Background: One of the treatment goals for type II diabetes is to keep blood sugar to normal and inhibition of carbohydrate metabolizing enzymes represents a therapeutic strategy to achieve this aim. While medicinal plants possess a useful resource for therapeutics, combining plants of different species is believed to have a better pharmacological effect. Aim and Objectives: This study reported the antidiabetic potential, in-vitro and in-silico, of a polyherbal mixture which is a combined ethanol extract of Vernonia amygdalina, Allium sativum, and Ocimum gratissimum (which are plants native to tropical Africa). Materials and Methods: The study identified and quantified the phytochemicals present in the extract, its antioxidant and antidiabetic potentials were investigated. Also, the bioactive compounds present in the mixture were profiled with gas chromatography-mass spectroscopy (GC-MS). The resulting compounds were screened for their binding potential into the active site of alpha-glucosidase using consensus scoring molecular docking strategy. Results: The polyherbal mixture was abundant in phenols flavonoids and sterols. Apart from scavenging DPPH radicals, the extract also inhibited alpha-amylase and alpha-glucosidase with better IC50 values of 106.22μg/ml and 128.60μg/ml respectively than the reference drug, acarbose.
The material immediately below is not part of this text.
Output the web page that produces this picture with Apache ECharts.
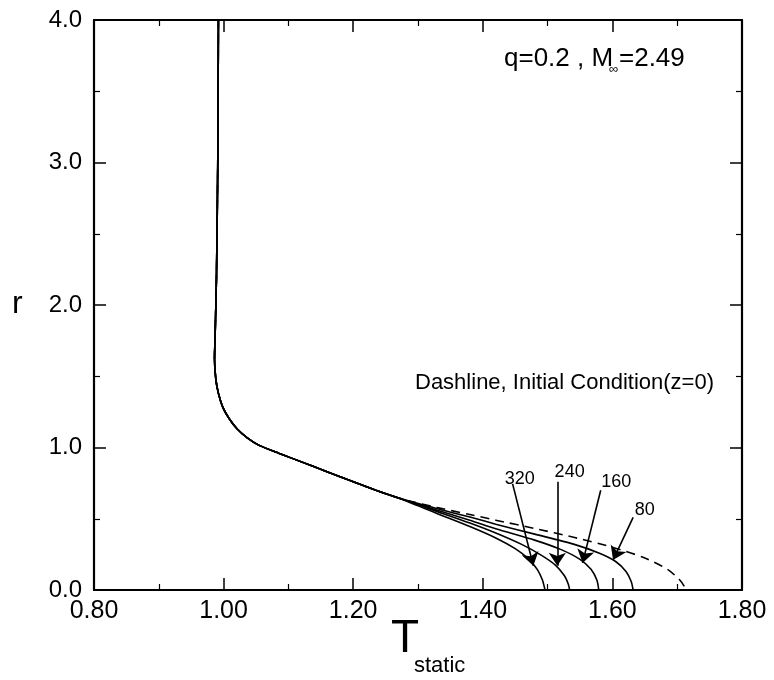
<!DOCTYPE html>
<html><head><meta charset="utf-8">
<script src="https://cdn.jsdelivr.net/npm/echarts@6/dist/echarts.min.js"></script>
<style>html,body{margin:0;padding:0;background:#fff}#c{width:774px;height:680px}</style>
</head><body><div id="c"></div>
<script>
// shared trunk (T_static, r) common to all profiles
const trunk = [[0.992,4.0],[0.991,3.0],[0.989,2.2],[0.987,1.8],[0.986,1.62],[0.988,1.48],[0.992,1.38],[0.999,1.28],[1.009,1.20],[1.021,1.13],[1.036,1.07],[1.055,1.015],[1.085,0.96],[1.137,0.87],[1.188,0.78],[1.235,0.70],[1.270,0.645]];
// tails after branching (z = 0 dashed, then z = 80,160,240,320)
const tailInit = [[1.33,0.578],[1.38,0.530],[1.42,0.490],[1.48,0.432],[1.54,0.370],[1.60,0.300],[1.65,0.225],[1.685,0.145],[1.703,0.075],[1.711,0.025],[1.713,0.0]];
const tail80  = [[1.33,0.570],[1.38,0.512],[1.42,0.462],[1.48,0.392],[1.54,0.322],[1.58,0.258],[1.605,0.200],[1.621,0.130],[1.629,0.060],[1.632,0.0]];
const tail160 = [[1.33,0.560],[1.38,0.490],[1.42,0.430],[1.48,0.350],[1.52,0.285],[1.550,0.215],[1.567,0.145],[1.576,0.070],[1.579,0.0]];
const tail240 = [[1.33,0.550],[1.38,0.470],[1.42,0.400],[1.46,0.320],[1.49,0.245],[1.512,0.175],[1.526,0.100],[1.532,0.040],[1.534,0.0]];
const tail320 = [[1.33,0.535],[1.38,0.445],[1.42,0.365],[1.45,0.290],[1.470,0.220],[1.484,0.145],[1.492,0.070],[1.496,0.0]];
const zLabels = ['320','240','160','80'];
const labelPos = [[1.457,0.78],[1.534,0.83],[1.606,0.76],[1.650,0.56]];
const arrowFrom = [[1.446,0.745],[1.515,0.76],[1.582,0.70],[1.632,0.51]];
const arrowTo = [[1.478,0.17],[1.515,0.17],[1.554,0.19],[1.601,0.21]];
const xTicks = [0.8,1.0,1.2,1.4,1.6,1.8];
const yTicks = [0,1,2,3,4];

const FONT = '"Liberation Sans", Arial, sans-serif';
const chart = echarts.init(document.getElementById('c'));
const line = (tail, dashed) => ({
  type:'line', xAxisIndex:0, yAxisIndex:0, data: trunk.concat(tail),
  symbol:'none', smooth:0.25, animation:false, silent:true,
  lineStyle:{color:'#000', width:1.6, type: dashed ? [9,6] : 'solid'}
});
const axisCommon = {
  axisLine:{show:true, onZero:false, lineStyle:{color:'#000', width:2.2}},
  axisTick:{show:true, inside:true, length:12, lineStyle:{color:'#000', width:1.5}},
  minorTick:{show:true, splitNumber:2, length:6, lineStyle:{color:'#000', width:1.2}},
  splitLine:{show:false}
};
chart.setOption({
  animation:false,
  grid:{left:94, right:32, top:20, bottom:90},
  xAxis:[
    Object.assign({type:'value', min:xTicks[0], max:xTicks[xTicks.length-1], interval:0.2, position:'bottom',
      axisLabel:{color:'#000', fontSize:25, fontFamily:FONT, margin:9, formatter:v=>v.toFixed(2)}}, axisCommon),
    Object.assign({type:'value', min:xTicks[0], max:xTicks[xTicks.length-1], interval:0.2, position:'top',
      axisLabel:{show:false}}, axisCommon)
  ],
  yAxis:[
    Object.assign({type:'value', min:yTicks[0], max:yTicks[yTicks.length-1], interval:1, position:'left',
      axisLabel:{color:'#000', fontSize:24, fontFamily:FONT, margin:12, formatter:v=>v.toFixed(1)}}, axisCommon),
    Object.assign({type:'value', min:yTicks[0], max:yTicks[yTicks.length-1], interval:1, position:'right',
      axisLabel:{show:false}}, axisCommon)
  ],
  series:[
    line(tailInit, true), line(tail80), line(tail160), line(tail240), line(tail320),
    {
      type:'scatter', symbolSize:0, silent:true,
      data: zLabels.map((t,i)=>[labelPos[i][0], labelPos[i][1], t]),
      itemStyle:{color:'#000', opacity:1},
      label:{show:true, position:'inside', formatter:p=>p.value[2], color:'#000', fontSize:18, fontFamily:FONT},
      markLine:{
        silent:true, symbol:['none','arrow'], symbolSize:13,
        label:{show:false},
        lineStyle:{color:'#000', width:1.6, type:'solid', opacity:1},
        itemStyle:{color:'#000'},
        data: arrowFrom.map((a,i)=>[{coord:a},{coord:arrowTo[i]}])
      }
    }
  ],
  graphic:[
    {type:'text', left:504, top:46, style:{text:'q=0.2 , M', fontSize:26, fontFamily:FONT, fill:'#000'}},
    {type:'text', left:609, top:63, style:{text:'∞', fontSize:13, fontFamily:FONT, fill:'#000'}},
    {type:'text', left:619, top:46, style:{text:'=2.49', fontSize:26, fontFamily:FONT, fill:'#000'}},
    {type:'text', left:415, top:372, style:{text:'Dashline, Initial Condition(z=0)', fontSize:22, fontFamily:FONT, fill:'#000'}},
    {type:'text', left:12, top:288, style:{text:'r', fontSize:32, fontFamily:FONT, fill:'#000'}},
    {type:'text', left:391, top:616, style:{text:'T', fontSize:46, fontFamily:FONT, fill:'#000'}},
    {type:'text', left:414, top:655, style:{text:'static', fontSize:22, fontFamily:FONT, fill:'#000'}}
  ]
});
</script></body></html>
Out of the bioactive compounds present in the mixture, stigmasterol, gamma-sitosterol, and tocopherol ranked top and are good binders of alpha-glucosidase. It was observed that these compounds possessed better ADMET and drug-like properties than standard acarbose. Conclusion: These features are indicative that the polyherbal mixture of Vernonia amygdalina, Allium sativum, and Ocimum gratissimum contain in part bioactive compounds that can be used for the management/treatment of type II diabetes.